В то же время Россия получила возможность использовать укрепляющиеся связи не только для противодействия Вашингтону, но и для решения еще одной важной задачи – укоренения стратегий восходящих держав в русле консервации уже существующих норм. Отстаивание примата международного права позиционировалось как альтернатива волюнтаризму Соединенных Штатов, а ООН и другие международные организации представлялись в качестве механизмов их институционального сдерживания. Тем самым Москва стремилась синхронизировать повестку миропорядка с партнерами, стараясь убедить их в привлекательности своей ортодоксальной платформы.
В знаменитой «мюнхенской речи» президент Владимир Путин не только выступил с критикой односторонней политики Вашингтона, но и признал неизбежным выдвижение восходящими центрами силы собственных предложений по корректировке международного порядка. В то же время Москва за счет установления близких связей рассчитывала перенаправить энергию растущих держав с попыток тотального подрыва унаследованных от холодной войны институтов к их мягкому, эволюционному пересмотру.

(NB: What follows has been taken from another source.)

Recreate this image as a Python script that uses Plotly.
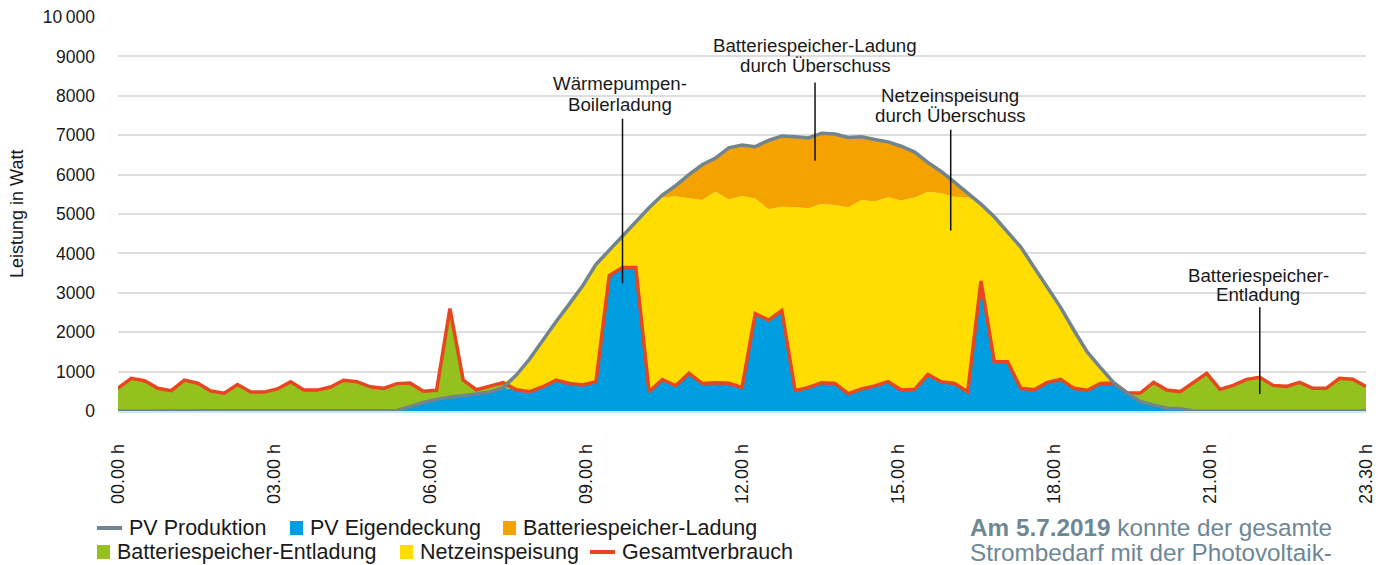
import numpy as np
import plotly.graph_objects as go

# ---------------- data (15-minute steps, 00.00 h .. 23.30 h) ----------------
zeitpunkte = [f"{i // 4:02d}.{(i % 4) * 15:02d}" for i in range(95)]
stunden = [i / 4 for i in range(95)]

tick_labels = ["00.00 h", "03.00 h", "06.00 h", "09.00 h", "12.00 h",
               "15.00 h", "18.00 h", "21.00 h", "23.30 h"]
y_tick_values = [0, 1000, 2000, 3000, 4000, 5000, 6000, 7000, 8000, 9000, 10000]
y_tick_labels = ["0", "1000", "2000", "3000", "4000", "5000", "6000", "7000",
                 "8000", "9000", "10\u2009000"]

# Gesamtverbrauch (W)
gesamtverbrauch = [
    580, 830, 770, 575, 515, 785, 705, 505, 450, 670,
    480, 480, 560, 740, 535, 530, 610, 780, 745, 615,
    575, 695, 710, 500, 530, 2600, 785, 540, 630, 718,
    540, 490, 616, 785, 700, 658, 743, 3440, 3640, 3640,
    490, 800, 640, 955, 700, 718, 702, 596, 2470, 2307,
    2550, 515, 596, 718, 700, 440, 560, 638, 744, 533,
    550, 925, 744, 700, 490, 3300, 1250, 1250, 575, 540,
    727, 803, 575, 525, 700, 710, 464, 455, 725, 533,
    492, 735, 955, 550, 650, 804, 855, 650, 625, 728,
    575, 575, 830, 805, 625,
]

# PV Produktion (W)
pv_produktion = [
    0, 0, 0, 0, 0, 0, 0, 0, 0, 0,
    0, 0, 0, 0, 0, 0, 0, 0, 0, 0,
    0, 15, 110, 215, 295, 355, 390, 430, 480, 590,
    910, 1320, 1800, 2270, 2720, 3180, 3720, 4080, 4420, 4800,
    5160, 5480, 5720, 6000, 6250, 6420, 6680, 6750, 6710, 6870,
    6980, 6960, 6930, 7050, 7030, 6940, 6960, 6890, 6830, 6720,
    6570, 6310, 6080, 5810, 5540, 5250, 4930, 4530, 4160, 3650,
    3140, 2630, 2050, 1500, 1100, 720, 456, 240, 150, 70,
    60, 0, 0, 0, 0, 0, 0, 0, 0, 0,
    0, 0, 0, 0, 0,
]

# Batteriespeicher-Ladung (W)
batterie_ladung = [
    0, 0, 0, 0, 0, 0, 0, 0, 0, 0,
    0, 0, 0, 0, 0, 0, 0, 0, 0, 0,
    0, 0, 0, 0, 0, 0, 0, 0, 0, 0,
    0, 0, 0, 0, 0, 0, 0, 0, 0, 0,
    0, 60, 270, 600, 895, 855, 1310, 1295, 1315, 1750,
    1795, 1790, 1785, 1795, 1800, 1770, 1605, 1575, 1405, 1380,
    1150, 745, 555, 370, 115, 0, 0, 0, 0, 0,
    0, 0, 0, 0, 0, 0, 0, 0, 0, 0,
    0, 0, 0, 0, 0, 0, 0, 0, 0, 0,
    0, 0, 0, 0, 0,
]

# ---------------- derived energy balance ----------------
v = np.array(gesamtverbrauch, dtype=float)
p = np.array(pv_produktion, dtype=float)
lad = np.array(batterie_ladung, dtype=float)
pv_eigendeckung = np.minimum(p, v)
batterie_entladung = np.maximum(v - p, 0)
netzeinspeisung = np.maximum(p - v - lad, 0)

# ---------------- styling ----------------
BLUE = "#009EE0"
GREEN = "#95C11F"
YELLOW = "#FFDD00"
ORANGE = "#F4A200"
RED = "#E8461E"
GREY = "#71848F"
TEXT = "#1A1A1A"
NOTE = "#6E8795"
FONT = "Liberation Sans, Arial, Helvetica, sans-serif"

# the page body adds an 8 px margin -> figure is 8 px smaller, coordinates shifted
OFF = 8
W, H = 1386 - OFF, 565 - OFF
PLOT_L, PLOT_R, PLOT_T, PLOT_B = 118, 1366, 16, 411   # target page pixels
Y_MAX = 10025                                          # 10 000 lands at page y ~17
L, T = PLOT_L - OFF, PLOT_T - OFF
R = W - (PLOT_R - OFF)
B = H - (PLOT_B - OFF)
PW, PH = W - L - R, H - T - B


def px_x(px):
    return (px - PLOT_L) / PW


def px_y(py):
    return (PLOT_B - py) / PH


fig = go.Figure()

for name, vals, col in [("PV Eigendeckung", pv_eigendeckung, BLUE),
                        ("Batteriespeicher-Entladung", batterie_entladung, GREEN),
                        ("Netzeinspeisung", netzeinspeisung, YELLOW),
                        ("Batteriespeicher-Ladung", lad, ORANGE)]:
    fig.add_trace(go.Scatter(
        x=stunden, y=vals, name=name, stackgroup="energie", mode="none",
        fillcolor=col, showlegend=False, customdata=zeitpunkte,
        hovertemplate="%{customdata} h: %{y:.0f} W<extra>" + name + "</extra>"))

fig.add_trace(go.Scatter(
    x=stunden, y=gesamtverbrauch, name="Gesamtverbrauch", mode="lines",
    line=dict(color=RED, width=3.5), showlegend=False, customdata=zeitpunkte))
fig.add_trace(go.Scatter(
    x=stunden, y=pv_produktion, name="PV Produktion", mode="lines",
    line=dict(color=GREY, width=3.5), showlegend=False, customdata=zeitpunkte))

shapes = []
annotations = []

# leader lines + callout texts (data coordinates)
callouts = [
    (9.5, 3240, 7420, 9.45, ["Wärmepumpen-", "Boilerladung"], [8300, 7790]),
    (13.125, 6350, 8340, 13.125, ["Batteriespeicher-Ladung", "durch Überschuss"], [9265, 8760]),
    (15.68, 4580, 7140, 15.67, ["Netzeinspeisung", "durch Überschuss"], [7995, 7510]),
    (21.5, 430, 2630, 21.47, ["Batteriespeicher-", "Entladung"], [3450, 2945]),
]
for lx, y0, y1, tx, lines, ys in callouts:
    shapes.append(dict(type="line", xref="x", yref="y", x0=lx, x1=lx, y0=y0, y1=y1,
                       line=dict(color="#111111", width=1.5)))
    for txt, ty in zip(lines, ys):
        annotations.append(dict(x=tx, y=ty, xref="x", yref="y", text=txt, showarrow=False,
                                xanchor="center", yanchor="middle",
                                font=dict(family=FONT, size=18.7, color=TEXT)))

# y-axis title
annotations.append(dict(x=px_x(17), y=px_y(214), xref="paper", yref="paper",
                        text="Leistung in Watt", textangle=-90, showarrow=False,
                        xanchor="center", yanchor="middle",
                        font=dict(family=FONT, size=18, color=TEXT)))

# custom legend
legend_items = [
    ("line", GREY, "PV Produktion", 97, 528),
    ("box", BLUE, "PV Eigendeckung", 290, 528),
    ("box", ORANGE, "Batteriespeicher-Ladung", 503, 528),
    ("box", GREEN, "Batteriespeicher-Entladung", 97, 552),
    ("box", YELLOW, "Netzeinspeisung", 400, 552),
    ("line", RED, "Gesamtverbrauch", 590, 552),
]
for kind, col, txt, x0, yc in legend_items:
    if kind == "line":
        shapes.append(dict(type="line", xref="paper", yref="paper",
                           x0=px_x(x0), x1=px_x(x0 + 25), y0=px_y(yc), y1=px_y(yc),
                           line=dict(color=col, width=4)))
        tx = x0 + 30
    else:
        shapes.append(dict(type="rect", xref="paper", yref="paper",
                           x0=px_x(x0), x1=px_x(x0 + 13), y0=px_y(yc - 7), y1=px_y(yc + 7),
                           fillcolor=col, line=dict(width=0)))
        tx = x0 + 18
    annotations.append(dict(x=px_x(tx), y=px_y(yc), xref="paper", yref="paper", text=txt,
                            showarrow=False, xanchor="left", yanchor="middle",
                            font=dict(family=FONT, size=21.5, color=TEXT)))

# footnote
annotations.append(dict(x=px_x(968), y=px_y(527), xref="paper", yref="paper",
                        text="<b>Am 5.7.2019</b> konnte der gesamte", showarrow=False,
                        xanchor="left", yanchor="middle",
                        font=dict(family=FONT, size=24.3, color=NOTE)))
annotations.append(dict(x=px_x(968), y=px_y(552), xref="paper", yref="paper",
                        text="Strombedarf mit der Photovoltaik-", showarrow=False,
                        xanchor="left", yanchor="middle",
                        font=dict(family=FONT, size=24.3, color=NOTE)))

fig.update_layout(
    width=W, height=H,
    margin=dict(l=L, r=R, t=T, b=B, autoexpand=False),
    paper_bgcolor="white", plot_bgcolor="white",
    font=dict(family=FONT, color=TEXT),
    showlegend=False,
    shapes=shapes, annotations=annotations,
    xaxis=dict(range=[0, 23.5], tickvals=list(np.linspace(0, 23.5, 9)), ticktext=tick_labels,
               tickangle=-90, tickfont=dict(size=18, color=TEXT), showgrid=False,
               zeroline=False, showline=True, linecolor="#C9E6E8", linewidth=1.5,
               ticks="", ticklabelstandoff=24, ticklabeloverflow="allow", fixedrange=True),
    yaxis=dict(range=[0, Y_MAX], tickvals=y_tick_values, ticktext=y_tick_labels,
               tickfont=dict(size=17.5, color=TEXT), showgrid=True, gridcolor="#DEDEDE",
               gridwidth=1.5, zeroline=False, showline=False, ticks="",
               ticklabelstandoff=22, ticklabeloverflow="allow", fixedrange=True),
)

fig.write_html("out.html")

Подобная позиция требует готовности к компромиссу и институциональным новациям. В то же время наличие совместных интересов в противодействии американскому универсализму позволяет рассчитывать, что, по крайней мере, принципы суверенного равенства, невмешательства, мирорегулирования через систему ООН будут признаваться восходящими державами. Следуя заветам современного торизма, Россия соглашается с тем, что новации неотвратимы, но старается свести изменения к тем, которых нельзя избежать.
Текущее перераспределение сил в мире приближает момент, когда можно будет оценить степень успешности российской стратегии. С одной стороны, США, теряя международный вес, добиваются ревизии устоявшегося мироустройства еще более напористо, чем раньше. С другой, подъем Китая и – в меньшей степени – Индии подводит эти страны к положению, когда их возросшие экономические возможности этих стран не умещаются в границы дозволенного, и неудовлетворенность этим фактом выливается в реальные последствия.
В китайском случае это проявляется в инициировании инфраструктурных проектов, создании новых международных финансовых институтов и оспаривании ряда положений морского права. Индия, в свою очередь, подвергает сомнению принципы комплектования Совета Безопасности ООН, выступает одним из лидеров глобального Юга в критике международного торгового режима, бросает вызов асимметрии обязательств в рамках режима нераспространения оружия массового уничтожения. В результате способность ранее сложившихся партнерств примирять российскую консервативную повестку с амбициями восходящих держав начинает проходить проверку на прочность.
На протяжении более двадцати лет усилия России были направлены на то, чтобы укоренить незападные государства в порядке, который она создавала в сотрудничестве с Западом. Эта политика побуждала новые центры силы к осознанию ценности институтов, создававшихся в условиях биполярности. На фоне обострения междержавного соперничества Москве стоит готовиться к тому, что она останется единственным консервативным игроком из числа крупных государств. Между тем существующая архитектура мироустройства будет оспариваться и США, и восходящими державами.